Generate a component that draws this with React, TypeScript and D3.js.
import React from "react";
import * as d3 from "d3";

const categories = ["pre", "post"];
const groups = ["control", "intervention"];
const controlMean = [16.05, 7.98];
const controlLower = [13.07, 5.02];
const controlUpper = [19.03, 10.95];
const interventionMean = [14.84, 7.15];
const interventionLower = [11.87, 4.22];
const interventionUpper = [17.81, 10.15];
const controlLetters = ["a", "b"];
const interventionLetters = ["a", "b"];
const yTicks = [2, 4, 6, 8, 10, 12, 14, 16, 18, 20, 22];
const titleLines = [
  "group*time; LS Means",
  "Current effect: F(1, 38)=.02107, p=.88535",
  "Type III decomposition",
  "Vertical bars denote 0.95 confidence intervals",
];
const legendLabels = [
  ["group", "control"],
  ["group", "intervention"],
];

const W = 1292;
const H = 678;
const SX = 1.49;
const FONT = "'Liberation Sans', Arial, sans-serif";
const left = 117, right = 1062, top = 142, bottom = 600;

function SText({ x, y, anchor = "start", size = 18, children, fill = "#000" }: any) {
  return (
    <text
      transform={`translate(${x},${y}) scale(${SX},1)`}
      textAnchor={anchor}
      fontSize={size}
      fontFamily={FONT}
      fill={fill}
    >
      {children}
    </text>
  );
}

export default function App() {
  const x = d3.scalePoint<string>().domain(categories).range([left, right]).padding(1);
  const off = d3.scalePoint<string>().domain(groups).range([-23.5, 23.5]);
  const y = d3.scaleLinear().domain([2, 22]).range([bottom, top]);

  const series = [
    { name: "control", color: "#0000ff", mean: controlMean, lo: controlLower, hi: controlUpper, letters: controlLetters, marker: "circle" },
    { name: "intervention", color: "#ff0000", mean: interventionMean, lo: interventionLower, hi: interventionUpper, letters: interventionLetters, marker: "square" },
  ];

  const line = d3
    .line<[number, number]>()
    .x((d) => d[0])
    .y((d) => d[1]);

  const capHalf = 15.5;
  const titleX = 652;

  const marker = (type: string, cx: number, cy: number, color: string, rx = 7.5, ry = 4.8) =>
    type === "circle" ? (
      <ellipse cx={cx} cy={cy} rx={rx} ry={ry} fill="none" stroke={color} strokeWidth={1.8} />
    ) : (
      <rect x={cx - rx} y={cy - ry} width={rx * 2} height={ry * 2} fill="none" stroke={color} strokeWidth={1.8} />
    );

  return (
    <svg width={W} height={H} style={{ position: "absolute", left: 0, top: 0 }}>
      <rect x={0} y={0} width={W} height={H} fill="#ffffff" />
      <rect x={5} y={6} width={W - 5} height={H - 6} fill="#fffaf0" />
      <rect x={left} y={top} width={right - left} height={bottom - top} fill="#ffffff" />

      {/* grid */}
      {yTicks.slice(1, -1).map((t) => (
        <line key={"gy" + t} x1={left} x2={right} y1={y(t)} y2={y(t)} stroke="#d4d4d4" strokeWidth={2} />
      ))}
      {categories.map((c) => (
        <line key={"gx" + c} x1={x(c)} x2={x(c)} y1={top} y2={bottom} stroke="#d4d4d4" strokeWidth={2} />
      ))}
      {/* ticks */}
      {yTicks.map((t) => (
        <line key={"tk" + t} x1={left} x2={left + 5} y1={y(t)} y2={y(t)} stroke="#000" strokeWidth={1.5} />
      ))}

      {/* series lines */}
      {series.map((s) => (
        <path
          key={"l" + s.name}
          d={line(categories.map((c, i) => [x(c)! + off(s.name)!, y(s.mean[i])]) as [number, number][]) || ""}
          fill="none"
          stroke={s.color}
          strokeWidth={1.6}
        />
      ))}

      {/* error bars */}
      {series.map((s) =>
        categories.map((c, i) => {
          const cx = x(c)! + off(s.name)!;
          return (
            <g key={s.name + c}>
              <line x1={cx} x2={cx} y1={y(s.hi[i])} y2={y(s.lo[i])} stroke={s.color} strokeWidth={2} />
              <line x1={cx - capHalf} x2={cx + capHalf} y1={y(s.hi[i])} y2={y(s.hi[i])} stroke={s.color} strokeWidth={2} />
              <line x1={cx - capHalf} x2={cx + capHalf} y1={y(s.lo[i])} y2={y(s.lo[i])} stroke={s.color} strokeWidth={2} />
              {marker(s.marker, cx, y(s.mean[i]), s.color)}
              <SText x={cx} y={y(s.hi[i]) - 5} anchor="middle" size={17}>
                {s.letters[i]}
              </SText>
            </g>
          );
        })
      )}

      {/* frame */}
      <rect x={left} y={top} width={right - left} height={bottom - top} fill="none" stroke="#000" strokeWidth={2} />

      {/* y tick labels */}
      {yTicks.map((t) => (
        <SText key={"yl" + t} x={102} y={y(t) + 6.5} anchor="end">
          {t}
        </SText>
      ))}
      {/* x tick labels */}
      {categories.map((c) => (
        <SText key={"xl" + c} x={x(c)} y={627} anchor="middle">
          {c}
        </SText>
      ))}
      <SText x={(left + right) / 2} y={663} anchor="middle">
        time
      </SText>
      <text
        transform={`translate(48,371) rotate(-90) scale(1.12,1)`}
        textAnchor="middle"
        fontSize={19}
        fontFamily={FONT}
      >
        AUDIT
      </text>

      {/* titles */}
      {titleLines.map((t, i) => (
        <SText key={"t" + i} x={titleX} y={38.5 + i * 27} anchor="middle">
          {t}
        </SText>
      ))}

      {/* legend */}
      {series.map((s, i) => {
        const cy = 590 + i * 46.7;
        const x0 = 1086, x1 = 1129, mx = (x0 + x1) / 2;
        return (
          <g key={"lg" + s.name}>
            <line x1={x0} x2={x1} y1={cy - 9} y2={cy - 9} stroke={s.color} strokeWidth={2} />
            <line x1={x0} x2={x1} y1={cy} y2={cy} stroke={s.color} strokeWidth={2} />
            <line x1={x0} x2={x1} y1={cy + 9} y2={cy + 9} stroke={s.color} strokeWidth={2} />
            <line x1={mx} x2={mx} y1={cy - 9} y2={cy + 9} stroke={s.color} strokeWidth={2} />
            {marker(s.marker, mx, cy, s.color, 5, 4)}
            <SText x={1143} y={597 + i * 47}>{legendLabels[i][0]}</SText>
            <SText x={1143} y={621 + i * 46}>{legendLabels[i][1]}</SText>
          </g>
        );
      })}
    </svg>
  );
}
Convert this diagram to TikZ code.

Task to carry out ▸
Please reproduce each record precisely as written.

Solved exercise ▸
Generate a component that draws this with React, TypeScript and D3.js.
import React from "react";
import * as d3 from "d3";

const categories = ["pre", "post"];
const groups = ["control", "intervention"];
const controlMean = [16.05, 7.98];
const controlLower = [13.07, 5.02];
const controlUpper = [19.03, 10.95];
const interventionMean = [14.84, 7.15];
const interventionLower = [11.87, 4.22];
const interventionUpper = [17.81, 10.15];
const controlLetters = ["a", "b"];
const interventionLetters = ["a", "b"];
const yTicks = [2, 4, 6, 8, 10, 12, 14, 16, 18, 20, 22];
const titleLines = [
  "group*time; LS Means",
  "Current effect: F(1, 38)=.02107, p=.88535",
  "Type III decomposition",
  "Vertical bars denote 0.95 confidence intervals",
];
const legendLabels = [
  ["group", "control"],
  ["group", "intervention"],
];

const W = 1292;
const H = 678;
const SX = 1.49;
const FONT = "'Liberation Sans', Arial, sans-serif";
const left = 117, right = 1062, top = 142, bottom = 600;

function SText({ x, y, anchor = "start", size = 18, children, fill = "#000" }: any) {
  return (
    <text
      transform={`translate(${x},${y}) scale(${SX},1)`}
      textAnchor={anchor}
      fontSize={size}
      fontFamily={FONT}
      fill={fill}
    >
      {children}
    </text>
  );
}

export default function App() {
  const x = d3.scalePoint<string>().domain(categories).range([left, right]).padding(1);
  const off = d3.scalePoint<string>().domain(groups).range([-23.5, 23.5]);
  const y = d3.scaleLinear().domain([2, 22]).range([bottom, top]);

  const series = [
    { name: "control", color: "#0000ff", mean: controlMean, lo: controlLower, hi: controlUpper, letters: controlLetters, marker: "circle" },
    { name: "intervention", color: "#ff0000", mean: interventionMean, lo: interventionLower, hi: interventionUpper, letters: interventionLetters, marker: "square" },
  ];

  const line = d3
    .line<[number, number]>()
    .x((d) => d[0])
    .y((d) => d[1]);

  const capHalf = 15.5;
  const titleX = 652;

  const marker = (type: string, cx: number, cy: number, color: string, rx = 7.5, ry = 4.8) =>
    type === "circle" ? (
      <ellipse cx={cx} cy={cy} rx={rx} ry={ry} fill="none" stroke={color} strokeWidth={1.8} />
    ) : (
      <rect x={cx - rx} y={cy - ry} width={rx * 2} height={ry * 2} fill="none" stroke={color} strokeWidth={1.8} />
    );

  return (
    <svg width={W} height={H} style={{ position: "absolute", left: 0, top: 0 }}>
      <rect x={0} y={0} width={W} height={H} fill="#ffffff" />
      <rect x={5} y={6} width={W - 5} height={H - 6} fill="#fffaf0" />
      <rect x={left} y={top} width={right - left} height={bottom - top} fill="#ffffff" />

      {/* grid */}
      {yTicks.slice(1, -1).map((t) => (
        <line key={"gy" + t} x1={left} x2={right} y1={y(t)} y2={y(t)} stroke="#d4d4d4" strokeWidth={2} />
      ))}
      {categories.map((c) => (
        <line key={"gx" + c} x1={x(c)} x2={x(c)} y1={top} y2={bottom} stroke="#d4d4d4" strokeWidth={2} />
      ))}
      {/* ticks */}
      {yTicks.map((t) => (
        <line key={"tk" + t} x1={left} x2={left + 5} y1={y(t)} y2={y(t)} stroke="#000" strokeWidth={1.5} />
      ))}

      {/* series lines */}
      {series.map((s) => (
        <path
          key={"l" + s.name}
          d={line(categories.map((c, i) => [x(c)! + off(s.name)!, y(s.mean[i])]) as [number, number][]) || ""}
          fill="none"
          stroke={s.color}
          strokeWidth={1.6}
        />
      ))}

      {/* error bars */}
      {series.map((s) =>
        categories.map((c, i) => {
          const cx = x(c)! + off(s.name)!;
          return (
            <g key={s.name + c}>
              <line x1={cx} x2={cx} y1={y(s.hi[i])} y2={y(s.lo[i])} stroke={s.color} strokeWidth={2} />
              <line x1={cx - capHalf} x2={cx + capHalf} y1={y(s.hi[i])} y2={y(s.hi[i])} stroke={s.color} strokeWidth={2} />
              <line x1={cx - capHalf} x2={cx + capHalf} y1={y(s.lo[i])} y2={y(s.lo[i])} stroke={s.color} strokeWidth={2} />
              {marker(s.marker, cx, y(s.mean[i]), s.color)}
              <SText x={cx} y={y(s.hi[i]) - 5} anchor="middle" size={17}>
                {s.letters[i]}
              </SText>
            </g>
          );
        })
      )}

      {/* frame */}
      <rect x={left} y={top} width={right - left} height={bottom - top} fill="none" stroke="#000" strokeWidth={2} />

      {/* y tick labels */}
      {yTicks.map((t) => (
        <SText key={"yl" + t} x={102} y={y(t) + 6.5} anchor="end">
          {t}
        </SText>
      ))}
      {/* x tick labels */}
      {categories.map((c) => (
        <SText key={"xl" + c} x={x(c)} y={627} anchor="middle">
          {c}
        </SText>
      ))}
      <SText x={(left + right) / 2} y={663} anchor="middle">
        time
      </SText>
      <text
        transform={`translate(48,371) rotate(-90) scale(1.12,1)`}
        textAnchor="middle"
        fontSize={19}
        fontFamily={FONT}
      >
        AUDIT
      </text>

      {/* titles */}
      {titleLines.map((t, i) => (
        <SText key={"t" + i} x={titleX} y={38.5 + i * 27} anchor="middle">
          {t}
        </SText>
      ))}

      {/* legend */}
      {series.map((s, i) => {
        const cy = 590 + i * 46.7;
        const x0 = 1086, x1 = 1129, mx = (x0 + x1) / 2;
        return (
          <g key={"lg" + s.name}>
            <line x1={x0} x2={x1} y1={cy - 9} y2={cy - 9} stroke={s.color} strokeWidth={2} />
            <line x1={x0} x2={x1} y1={cy} y2={cy} stroke={s.color} strokeWidth={2} />
            <line x1={x0} x2={x1} y1={cy + 9} y2={cy + 9} stroke={s.color} strokeWidth={2} />
            <line x1={mx} x2={mx} y1={cy - 9} y2={cy + 9} stroke={s.color} strokeWidth={2} />
            {marker(s.marker, mx, cy, s.color, 5, 4)}
            <SText x={1143} y={597 + i * 47}>{legendLabels[i][0]}</SText>
            <SText x={1143} y={621 + i * 46}>{legendLabels[i][1]}</SText>
          </g>
        );
      })}
    </svg>
  );
}
Convert this diagram to TikZ code.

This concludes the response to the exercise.